Dr Kelly held his own in the fractious 2010 election and even increased his two-party preferred vote ever so slightly to 54.24 per cent. In 2010 the ALP polled particularly strongly in Queanbeyan (including the area of Jerrabomberra which is located in NSW) and Bungendore where Dr Kelly’s two-party preferred results ranged from 57.45 to 66.27 per cent. Strong results for the Liberals were evident in coastal centres such as Eden, Batehaven, Bateman’s Bay, Narooma, Merimbula, and Tura Beach where results from well-attended polling booths ranged from to 50.85 per cent (Merimbula) to 56.12 per cent (Eden).

Dr Kelly’s primary competitor in 2013 for the Electorate of Eden-Monaro will be Liberal Candidate Mr Peter Hendy. Yes, I know we are all sick of hearing about the polls, but it is true that they have been bad for the ALP and every little will count if Dr Kelly is to retain his seat or if the Liberals are to win it.

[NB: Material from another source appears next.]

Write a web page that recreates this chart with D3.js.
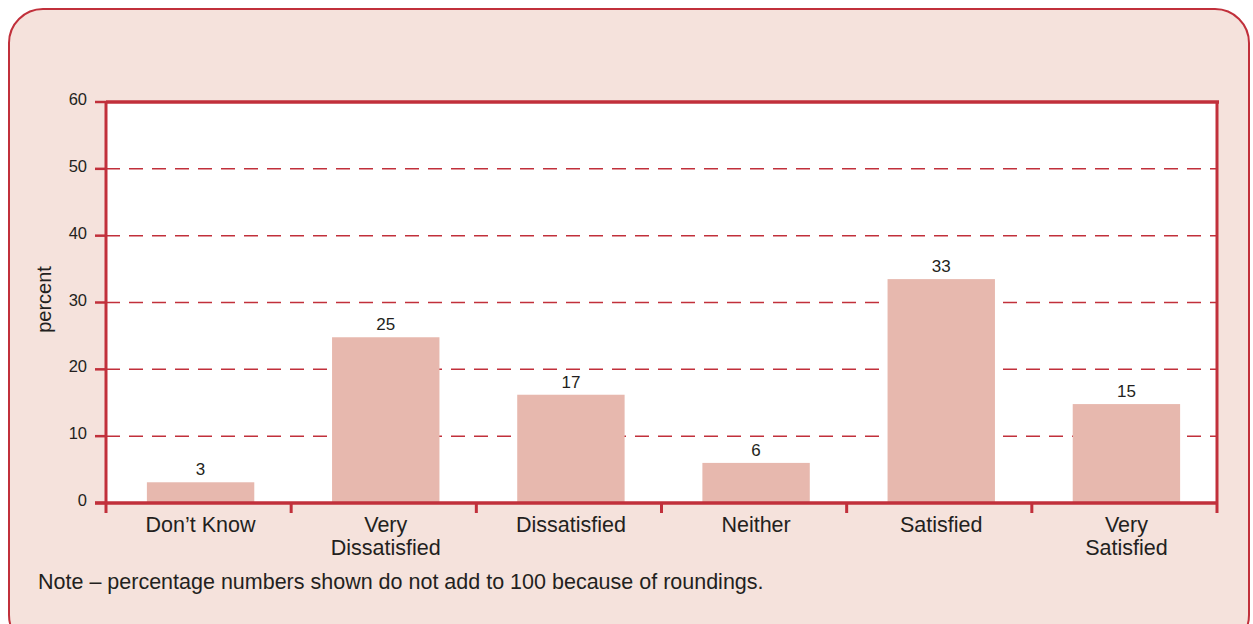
<!DOCTYPE html>
<html>
<head>
<meta charset="utf-8">
<script src="https://cdn.jsdelivr.net/npm/d3@7"></script>
<style>
  body { margin: 0; background: #fff; }
  svg { display: block; font-family: "Liberation Sans", Arial, sans-serif; }
</style>
</head>
<body>
<svg id="chart" width="1253" height="624"></svg>
<script>
// data
const categories = ['Don\u2019t Know', 'Very|Dissatisfied', 'Dissatisfied', 'Neither', 'Satisfied', 'Very|Satisfied'];
const labels = [3, 25, 17, 6, 33, 15];
const heights = [3.1, 24.8, 16.2, 6.0, 33.5, 14.8];
const yTicks = [0, 10, 20, 30, 40, 50, 60];
const note = 'Note \u2013 percentage numbers shown do not add to 100 because of roundings.';

const red = '#c1303b';
const ink = '#231f20';

const svg = d3.select('#chart');

svg.append('rect')
  .attr('x', 9).attr('y', 9)
  .attr('width', 1240).attr('height', 640)
  .attr('rx', 34)
  .attr('fill', '#f5e2dc')
  .attr('stroke', red)
  .attr('stroke-width', 2);

const m = { left: 106, right: 1217, top: 102, bottom: 503 };

const x = d3.scaleBand().domain(categories).range([m.left, m.right]).paddingInner(0.42).paddingOuter(0.21);
const band = d3.scaleBand().domain(categories).range([m.left, m.right]);
const y = d3.scaleLinear().domain([0, 60]).range([m.bottom, m.top]);

svg.append('rect')
  .attr('x', m.left).attr('y', m.top)
  .attr('width', m.right - m.left).attr('height', m.bottom - m.top)
  .attr('fill', '#fff');

// dashed gridlines
svg.append('g')
  .selectAll('line')
  .data(yTicks.filter(d => d > 0 && d < 60))
  .join('line')
  .attr('x1', m.left).attr('x2', m.right)
  .attr('y1', d => y(d)).attr('y2', d => y(d))
  .attr('stroke', red)
  .attr('stroke-width', 1.5)
  .attr('stroke-dasharray', '14 9');

// bars
svg.append('g')
  .selectAll('rect')
  .data(categories)
  .join('rect')
  .attr('x', d => x(d) + 2)
  .attr('width', x.bandwidth())
  .attr('y', (d, i) => y(heights[i]))
  .attr('height', (d, i) => y(0) - y(heights[i]))
  .attr('fill', '#e7b8ae');

// value labels
svg.append('g')
  .selectAll('text')
  .data(categories)
  .join('text')
  .attr('x', d => x(d) + 2 + x.bandwidth() / 2)
  .attr('y', (d, i) => y(heights[i]) - 7)
  .attr('text-anchor', 'middle')
  .attr('font-size', 17)
  .attr('fill', ink)
  .text((d, i) => labels[i]);

// y axis ticks + labels
const yAxis = svg.append('g');
yAxis.selectAll('line')
  .data(yTicks)
  .join('line')
  .attr('x1', 95).attr('x2', m.left)
  .attr('y1', d => y(d)).attr('y2', d => y(d))
  .attr('stroke', red)
  .attr('stroke-width', 2.5);
yAxis.selectAll('text')
  .data(yTicks)
  .join('text')
  .attr('x', 87)
  .attr('y', d => y(d) + 3)
  .attr('text-anchor', 'end')
  .attr('font-size', 16.5)
  .attr('fill', ink)
  .text(d => d);

svg.append('text')
  .attr('transform', `translate(51,${(m.top + m.bottom) / 2 - 3}) rotate(-90)`)
  .attr('text-anchor', 'middle')
  .attr('font-size', 20)
  .attr('fill', ink)
  .text('percent');

// frame
svg.append('line').attr('x1', m.left).attr('x2', m.right + 2).attr('y1', m.top).attr('y2', m.top)
  .attr('stroke', red).attr('stroke-width', 3.5);
svg.append('line').attr('x1', m.left).attr('x2', m.left).attr('y1', m.top).attr('y2', m.bottom + 10)
  .attr('stroke', red).attr('stroke-width', 3);
svg.append('line').attr('x1', m.right).attr('x2', m.right).attr('y1', m.top).attr('y2', m.bottom + 10)
  .attr('stroke', red).attr('stroke-width', 3);
svg.append('line').attr('x1', 95).attr('x2', m.right).attr('y1', m.bottom).attr('y2', m.bottom)
  .attr('stroke', red).attr('stroke-width', 3.5);

// category ticks
svg.append('g')
  .selectAll('line')
  .data(categories.slice(1))
  .join('line')
  .attr('x1', d => band(d)).attr('x2', d => band(d))
  .attr('y1', m.bottom).attr('y2', m.bottom + 10)
  .attr('stroke', red)
  .attr('stroke-width', 3);

// category labels
svg.append('g')
  .selectAll('text')
  .data(categories)
  .join('text')
  .attr('x', d => band(d) + band.bandwidth() / 2 + 2)
  .attr('y', 532)
  .attr('text-anchor', 'middle')
  .attr('font-size', 21.5)
  .attr('fill', ink)
  .each(function(d) {
    const lines = d.split('|');
    d3.select(this).selectAll('tspan')
      .data(lines)
      .join('tspan')
      .attr('x', d3.select(this).attr('x'))
      .attr('dy', (l, i) => i ? 23 : 0)
      .text(l => l);
  });

svg.append('text')
  .attr('x', 38).attr('y', 589)
  .attr('font-size', 21.5)
  .attr('fill', ink)
  .text(note);
</script>
</body>
</html>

Changing demographics in this part of the world, even slight ones, may hold the key to retaining, or winning, this electorate.

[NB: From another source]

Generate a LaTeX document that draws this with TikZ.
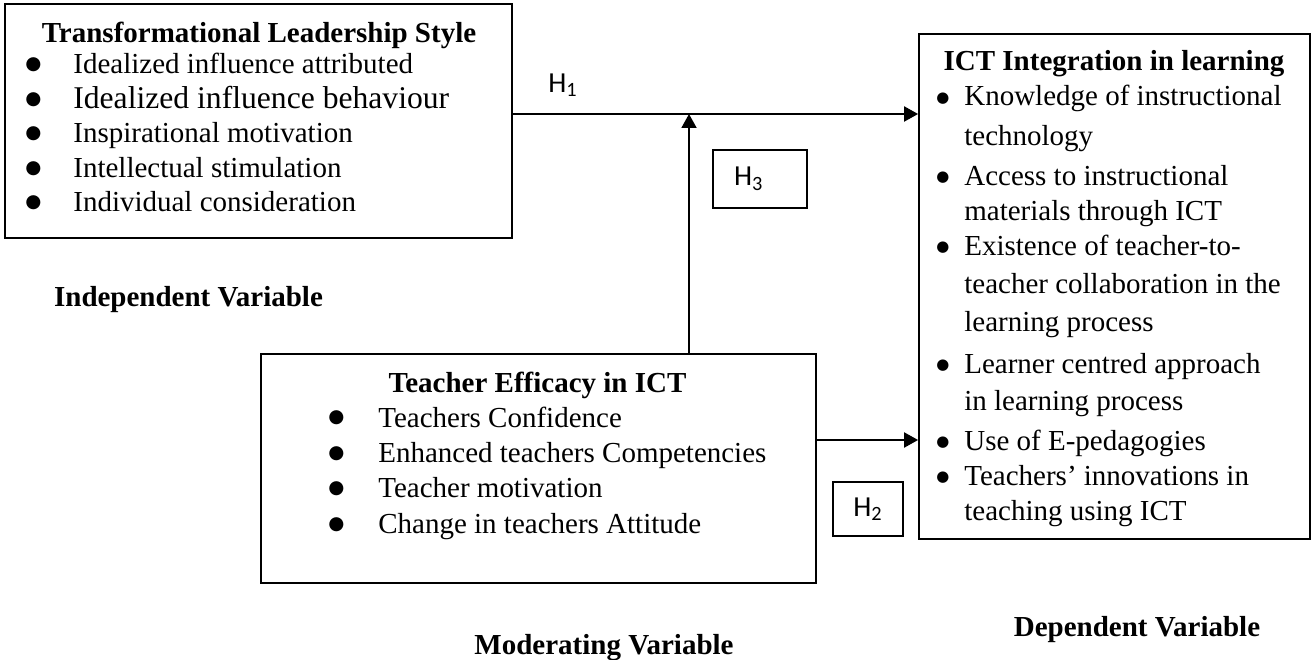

One new and emerging demographic in Eden-Monaro all too familiar to Dr Kelly given his background in the Australian Defence Force (ADF) is worth a look. The Australian Headquarters Joint Operations Command (HQJOC) was housed temporarily until December 2008 in Potts Point, NSW. But following an extensive review of ADF Command and Control finalised in 2005 (the ‘Wilson Review’), a new purpose built facility was constructed at Kowen, roughly in between Bungendore and Queanbeyan and to the south of the Kings Highway. Since December 2008 the HQJOC at Kowen has housed staff who co-ordinate world-wide ADF operations, including, amongst other things, deployments in East Timor, Solomon Islands, Afghanistan, Iraq, and contributions to UN operations in Sudan, the Sinai Peninsula and Israel-Lebanon.

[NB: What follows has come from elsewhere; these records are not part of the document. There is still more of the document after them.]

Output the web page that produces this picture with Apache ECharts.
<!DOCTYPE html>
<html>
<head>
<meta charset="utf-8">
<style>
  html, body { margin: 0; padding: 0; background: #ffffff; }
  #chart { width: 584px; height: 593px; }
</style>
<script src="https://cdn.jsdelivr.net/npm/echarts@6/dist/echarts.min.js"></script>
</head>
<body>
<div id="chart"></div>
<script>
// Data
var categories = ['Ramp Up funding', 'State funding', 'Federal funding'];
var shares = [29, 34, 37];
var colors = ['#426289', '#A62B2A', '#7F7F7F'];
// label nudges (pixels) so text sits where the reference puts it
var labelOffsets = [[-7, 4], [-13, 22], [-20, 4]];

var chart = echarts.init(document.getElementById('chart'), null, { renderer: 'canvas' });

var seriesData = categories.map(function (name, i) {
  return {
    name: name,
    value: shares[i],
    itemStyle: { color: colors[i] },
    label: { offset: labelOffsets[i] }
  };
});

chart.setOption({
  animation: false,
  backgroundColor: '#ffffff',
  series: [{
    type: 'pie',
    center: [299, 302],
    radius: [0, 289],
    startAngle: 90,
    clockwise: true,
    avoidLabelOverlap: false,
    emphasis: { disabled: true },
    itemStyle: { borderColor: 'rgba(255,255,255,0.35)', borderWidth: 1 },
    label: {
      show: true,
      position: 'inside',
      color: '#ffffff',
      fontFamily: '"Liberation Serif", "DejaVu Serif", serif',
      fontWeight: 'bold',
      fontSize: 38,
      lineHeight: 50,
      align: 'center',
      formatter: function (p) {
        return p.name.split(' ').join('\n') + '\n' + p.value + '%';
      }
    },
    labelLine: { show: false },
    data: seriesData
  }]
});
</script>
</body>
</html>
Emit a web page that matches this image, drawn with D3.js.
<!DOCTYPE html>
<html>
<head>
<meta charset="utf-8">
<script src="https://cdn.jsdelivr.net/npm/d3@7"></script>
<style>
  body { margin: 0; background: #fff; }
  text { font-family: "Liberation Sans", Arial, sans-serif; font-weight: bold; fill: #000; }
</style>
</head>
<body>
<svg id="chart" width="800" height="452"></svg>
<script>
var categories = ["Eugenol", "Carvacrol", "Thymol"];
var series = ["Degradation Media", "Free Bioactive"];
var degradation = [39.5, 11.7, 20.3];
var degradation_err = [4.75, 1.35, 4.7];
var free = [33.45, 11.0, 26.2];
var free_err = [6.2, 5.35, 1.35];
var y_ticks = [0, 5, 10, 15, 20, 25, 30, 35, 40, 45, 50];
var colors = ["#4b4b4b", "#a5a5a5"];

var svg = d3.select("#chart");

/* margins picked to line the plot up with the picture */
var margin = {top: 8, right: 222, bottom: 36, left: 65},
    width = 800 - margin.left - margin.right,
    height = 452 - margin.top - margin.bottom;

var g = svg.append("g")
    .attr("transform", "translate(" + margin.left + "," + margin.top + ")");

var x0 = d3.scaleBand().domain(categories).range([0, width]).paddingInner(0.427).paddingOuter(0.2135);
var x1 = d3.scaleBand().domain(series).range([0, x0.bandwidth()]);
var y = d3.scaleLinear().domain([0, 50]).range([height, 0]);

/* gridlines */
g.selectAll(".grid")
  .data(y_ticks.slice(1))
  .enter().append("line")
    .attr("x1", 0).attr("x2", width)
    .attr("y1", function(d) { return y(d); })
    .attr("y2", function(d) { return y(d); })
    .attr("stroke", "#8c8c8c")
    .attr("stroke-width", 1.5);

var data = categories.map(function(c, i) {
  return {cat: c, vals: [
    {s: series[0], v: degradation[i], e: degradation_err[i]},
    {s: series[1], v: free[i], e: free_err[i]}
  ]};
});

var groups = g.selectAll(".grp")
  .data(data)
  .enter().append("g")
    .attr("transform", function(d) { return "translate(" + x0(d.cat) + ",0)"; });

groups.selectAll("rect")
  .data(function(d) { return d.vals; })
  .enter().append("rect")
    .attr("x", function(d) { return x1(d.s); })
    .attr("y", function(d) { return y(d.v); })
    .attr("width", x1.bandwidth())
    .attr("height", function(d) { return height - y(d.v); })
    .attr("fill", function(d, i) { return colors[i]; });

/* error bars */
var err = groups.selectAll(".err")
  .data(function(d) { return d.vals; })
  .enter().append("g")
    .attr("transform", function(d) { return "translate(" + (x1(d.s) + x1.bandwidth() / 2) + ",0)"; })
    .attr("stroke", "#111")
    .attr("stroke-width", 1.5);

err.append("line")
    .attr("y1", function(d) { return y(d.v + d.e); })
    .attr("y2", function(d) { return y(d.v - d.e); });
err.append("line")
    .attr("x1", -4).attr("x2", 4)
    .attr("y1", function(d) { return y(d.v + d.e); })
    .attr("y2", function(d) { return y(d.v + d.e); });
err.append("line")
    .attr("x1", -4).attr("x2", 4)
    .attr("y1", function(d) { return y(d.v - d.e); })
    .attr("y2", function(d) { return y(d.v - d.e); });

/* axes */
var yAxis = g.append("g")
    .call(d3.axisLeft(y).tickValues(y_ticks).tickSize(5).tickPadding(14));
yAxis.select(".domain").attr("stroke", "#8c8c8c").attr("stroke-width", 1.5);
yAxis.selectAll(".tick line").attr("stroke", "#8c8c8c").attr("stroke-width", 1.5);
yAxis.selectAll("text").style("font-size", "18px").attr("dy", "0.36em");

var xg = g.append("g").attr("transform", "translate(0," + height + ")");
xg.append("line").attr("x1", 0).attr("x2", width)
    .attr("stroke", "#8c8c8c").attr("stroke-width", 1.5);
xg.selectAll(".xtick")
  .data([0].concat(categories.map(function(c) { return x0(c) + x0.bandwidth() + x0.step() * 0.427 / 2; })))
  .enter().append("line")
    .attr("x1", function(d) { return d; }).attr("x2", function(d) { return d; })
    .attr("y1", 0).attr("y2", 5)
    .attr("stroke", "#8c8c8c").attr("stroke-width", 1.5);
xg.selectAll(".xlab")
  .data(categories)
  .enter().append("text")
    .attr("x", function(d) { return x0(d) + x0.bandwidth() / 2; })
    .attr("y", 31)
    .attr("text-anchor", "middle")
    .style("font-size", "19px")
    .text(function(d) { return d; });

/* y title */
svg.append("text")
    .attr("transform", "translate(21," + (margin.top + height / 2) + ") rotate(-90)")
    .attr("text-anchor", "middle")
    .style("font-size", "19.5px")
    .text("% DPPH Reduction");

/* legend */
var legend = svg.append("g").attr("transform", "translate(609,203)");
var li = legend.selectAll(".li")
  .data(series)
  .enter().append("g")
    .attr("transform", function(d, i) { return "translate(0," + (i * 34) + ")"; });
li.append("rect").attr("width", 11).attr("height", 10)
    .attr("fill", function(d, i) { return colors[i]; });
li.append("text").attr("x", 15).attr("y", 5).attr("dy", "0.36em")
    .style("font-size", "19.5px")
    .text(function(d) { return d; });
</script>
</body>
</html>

Queanbeyan’s population increased by 2,023 from 35,968 at the time of the 2005 Census to 37,991 when the Census was held in 2011. It’s projected to reach 40, 026 in 2012. (Community Profiles, Queanbeyan City Council and Australian Bureau of Statistics). Bungendore’s population increased by 792 from 1962 to 2754 over the same period. (Community Profiles, Palerang Council Community Profiles and Australian Bureau of Statistics). The influx of military staff and their families into Queanbeyan and Bungendore  will impact on the voting outcomes of Queanbeyan and Bungendore polling booths in locations which saw the some of the most substantial wins for the ALP in the 2010 Election.

You may think that this will mean an increase in the politically conservative vote. But like so many other things in the world, the picture here may not be so simple.  The increased vote from people either directly employed as military personnel, or now residing in Eden-Monaro as a result of association, either personal or professional, with the military, may yet hold a few surprises. Watch this space.


 Margo: I commissioned Margaret to do this piece before imagining a wider citizen journalist project of people reporting the seats where they live. It is a requirement of the project that people not be current members of a political party, and Margaret will let her membership of The Greens lapse.